What is required =>
Reproduce exactly the lines below, from the first one through the line containing "ctx.fillText(TITLE, 514, 37);", and omit any pictures.

Dataset section =>
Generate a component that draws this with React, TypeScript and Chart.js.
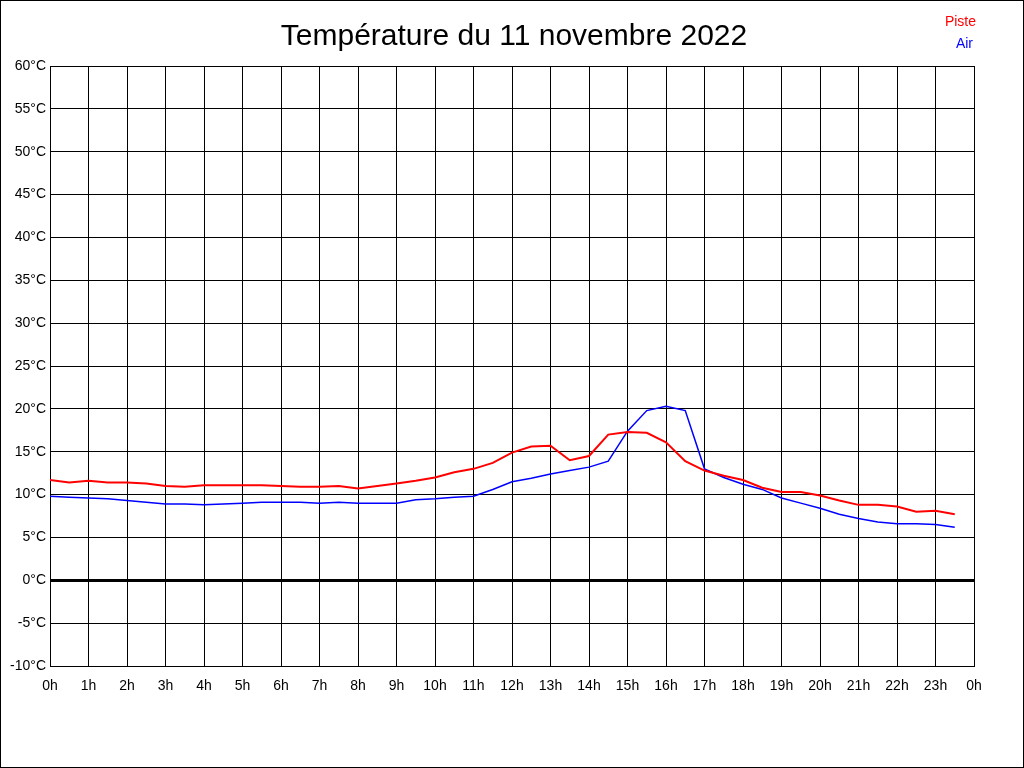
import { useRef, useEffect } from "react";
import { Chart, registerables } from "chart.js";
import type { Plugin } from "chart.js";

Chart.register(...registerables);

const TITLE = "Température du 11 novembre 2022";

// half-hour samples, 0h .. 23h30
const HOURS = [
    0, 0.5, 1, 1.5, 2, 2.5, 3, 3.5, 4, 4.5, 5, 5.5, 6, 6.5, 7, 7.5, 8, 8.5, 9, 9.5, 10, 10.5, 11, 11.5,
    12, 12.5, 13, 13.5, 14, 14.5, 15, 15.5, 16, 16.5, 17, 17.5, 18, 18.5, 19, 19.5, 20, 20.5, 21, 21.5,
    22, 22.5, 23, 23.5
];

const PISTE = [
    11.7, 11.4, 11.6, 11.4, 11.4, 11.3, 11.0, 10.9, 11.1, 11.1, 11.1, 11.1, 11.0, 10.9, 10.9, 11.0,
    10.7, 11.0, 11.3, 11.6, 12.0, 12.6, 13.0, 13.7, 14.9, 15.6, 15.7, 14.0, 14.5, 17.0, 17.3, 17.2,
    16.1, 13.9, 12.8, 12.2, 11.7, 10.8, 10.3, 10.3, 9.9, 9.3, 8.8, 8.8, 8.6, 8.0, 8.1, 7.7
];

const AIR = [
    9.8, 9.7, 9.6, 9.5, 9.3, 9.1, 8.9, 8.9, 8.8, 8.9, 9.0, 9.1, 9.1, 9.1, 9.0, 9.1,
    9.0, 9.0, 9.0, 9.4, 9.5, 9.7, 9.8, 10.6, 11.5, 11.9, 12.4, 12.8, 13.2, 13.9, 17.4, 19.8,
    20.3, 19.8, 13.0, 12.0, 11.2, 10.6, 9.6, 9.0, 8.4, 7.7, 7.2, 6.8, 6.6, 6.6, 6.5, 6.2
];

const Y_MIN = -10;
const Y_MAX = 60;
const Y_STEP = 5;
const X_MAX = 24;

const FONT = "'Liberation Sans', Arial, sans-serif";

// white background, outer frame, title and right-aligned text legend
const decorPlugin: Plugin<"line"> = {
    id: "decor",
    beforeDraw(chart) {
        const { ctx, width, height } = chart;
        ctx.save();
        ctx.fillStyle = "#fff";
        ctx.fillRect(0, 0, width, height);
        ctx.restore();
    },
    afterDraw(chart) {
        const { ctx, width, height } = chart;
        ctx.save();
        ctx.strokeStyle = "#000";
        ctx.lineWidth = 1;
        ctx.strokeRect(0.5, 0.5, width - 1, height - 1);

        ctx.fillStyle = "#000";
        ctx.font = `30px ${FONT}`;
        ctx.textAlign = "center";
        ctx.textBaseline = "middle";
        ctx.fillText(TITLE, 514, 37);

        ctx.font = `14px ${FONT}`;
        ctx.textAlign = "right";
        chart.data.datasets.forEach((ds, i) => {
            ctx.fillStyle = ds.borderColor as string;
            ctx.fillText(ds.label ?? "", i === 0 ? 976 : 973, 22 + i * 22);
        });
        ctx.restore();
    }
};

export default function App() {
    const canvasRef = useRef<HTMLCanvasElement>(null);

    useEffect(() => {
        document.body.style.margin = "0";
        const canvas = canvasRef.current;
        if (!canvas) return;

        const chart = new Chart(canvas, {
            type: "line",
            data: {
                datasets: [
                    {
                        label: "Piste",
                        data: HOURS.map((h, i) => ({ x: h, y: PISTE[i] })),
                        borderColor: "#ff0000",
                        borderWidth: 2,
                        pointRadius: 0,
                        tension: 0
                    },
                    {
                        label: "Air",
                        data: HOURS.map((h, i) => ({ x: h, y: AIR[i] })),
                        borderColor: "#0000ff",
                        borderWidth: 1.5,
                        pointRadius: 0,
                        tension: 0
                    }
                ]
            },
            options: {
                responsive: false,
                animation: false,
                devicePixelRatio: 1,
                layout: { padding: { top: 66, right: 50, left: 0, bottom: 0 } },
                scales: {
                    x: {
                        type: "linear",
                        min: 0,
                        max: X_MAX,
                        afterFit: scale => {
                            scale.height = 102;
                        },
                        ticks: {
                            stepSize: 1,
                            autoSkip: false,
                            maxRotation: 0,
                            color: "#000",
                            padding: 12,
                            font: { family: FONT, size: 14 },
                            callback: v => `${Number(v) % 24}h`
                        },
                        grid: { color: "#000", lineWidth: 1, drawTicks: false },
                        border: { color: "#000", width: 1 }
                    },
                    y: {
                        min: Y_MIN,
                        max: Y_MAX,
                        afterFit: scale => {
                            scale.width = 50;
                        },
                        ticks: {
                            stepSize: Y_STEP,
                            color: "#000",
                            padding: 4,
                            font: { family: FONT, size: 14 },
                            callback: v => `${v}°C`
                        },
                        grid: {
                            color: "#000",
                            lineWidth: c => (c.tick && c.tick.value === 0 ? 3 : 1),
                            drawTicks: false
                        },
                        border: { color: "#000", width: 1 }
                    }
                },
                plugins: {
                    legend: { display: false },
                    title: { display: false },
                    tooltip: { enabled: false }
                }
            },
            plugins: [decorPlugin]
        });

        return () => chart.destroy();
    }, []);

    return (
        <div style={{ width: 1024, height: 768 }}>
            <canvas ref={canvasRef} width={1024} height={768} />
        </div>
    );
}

Answer to the problem =>
Generate a component that draws this with React, TypeScript and Chart.js.
import { useRef, useEffect } from "react";
import { Chart, registerables } from "chart.js";
import type { Plugin } from "chart.js";

Chart.register(...registerables);

const TITLE = "Température du 11 novembre 2022";

// half-hour samples, 0h .. 23h30
const HOURS = [
    0, 0.5, 1, 1.5, 2, 2.5, 3, 3.5, 4, 4.5, 5, 5.5, 6, 6.5, 7, 7.5, 8, 8.5, 9, 9.5, 10, 10.5, 11, 11.5,
    12, 12.5, 13, 13.5, 14, 14.5, 15, 15.5, 16, 16.5, 17, 17.5, 18, 18.5, 19, 19.5, 20, 20.5, 21, 21.5,
    22, 22.5, 23, 23.5
];

const PISTE = [
    11.7, 11.4, 11.6, 11.4, 11.4, 11.3, 11.0, 10.9, 11.1, 11.1, 11.1, 11.1, 11.0, 10.9, 10.9, 11.0,
    10.7, 11.0, 11.3, 11.6, 12.0, 12.6, 13.0, 13.7, 14.9, 15.6, 15.7, 14.0, 14.5, 17.0, 17.3, 17.2,
    16.1, 13.9, 12.8, 12.2, 11.7, 10.8, 10.3, 10.3, 9.9, 9.3, 8.8, 8.8, 8.6, 8.0, 8.1, 7.7
];

const AIR = [
    9.8, 9.7, 9.6, 9.5, 9.3, 9.1, 8.9, 8.9, 8.8, 8.9, 9.0, 9.1, 9.1, 9.1, 9.0, 9.1,
    9.0, 9.0, 9.0, 9.4, 9.5, 9.7, 9.8, 10.6, 11.5, 11.9, 12.4, 12.8, 13.2, 13.9, 17.4, 19.8,
    20.3, 19.8, 13.0, 12.0, 11.2, 10.6, 9.6, 9.0, 8.4, 7.7, 7.2, 6.8, 6.6, 6.6, 6.5, 6.2
];

const Y_MIN = -10;
const Y_MAX = 60;
const Y_STEP = 5;
const X_MAX = 24;

const FONT = "'Liberation Sans', Arial, sans-serif";

// white background, outer frame, title and right-aligned text legend
const decorPlugin: Plugin<"line"> = {
    id: "decor",
    beforeDraw(chart) {
        const { ctx, width, height } = chart;
        ctx.save();
        ctx.fillStyle = "#fff";
        ctx.fillRect(0, 0, width, height);
        ctx.restore();
    },
    afterDraw(chart) {
        const { ctx, width, height } = chart;
        ctx.save();
        ctx.strokeStyle = "#000";
        ctx.lineWidth = 1;
        ctx.strokeRect(0.5, 0.5, width - 1, height - 1);

        ctx.fillStyle = "#000";
        ctx.font = `30px ${FONT}`;
        ctx.textAlign = "center";
        ctx.textBaseline = "middle";
        ctx.fillText(TITLE, 514, 37);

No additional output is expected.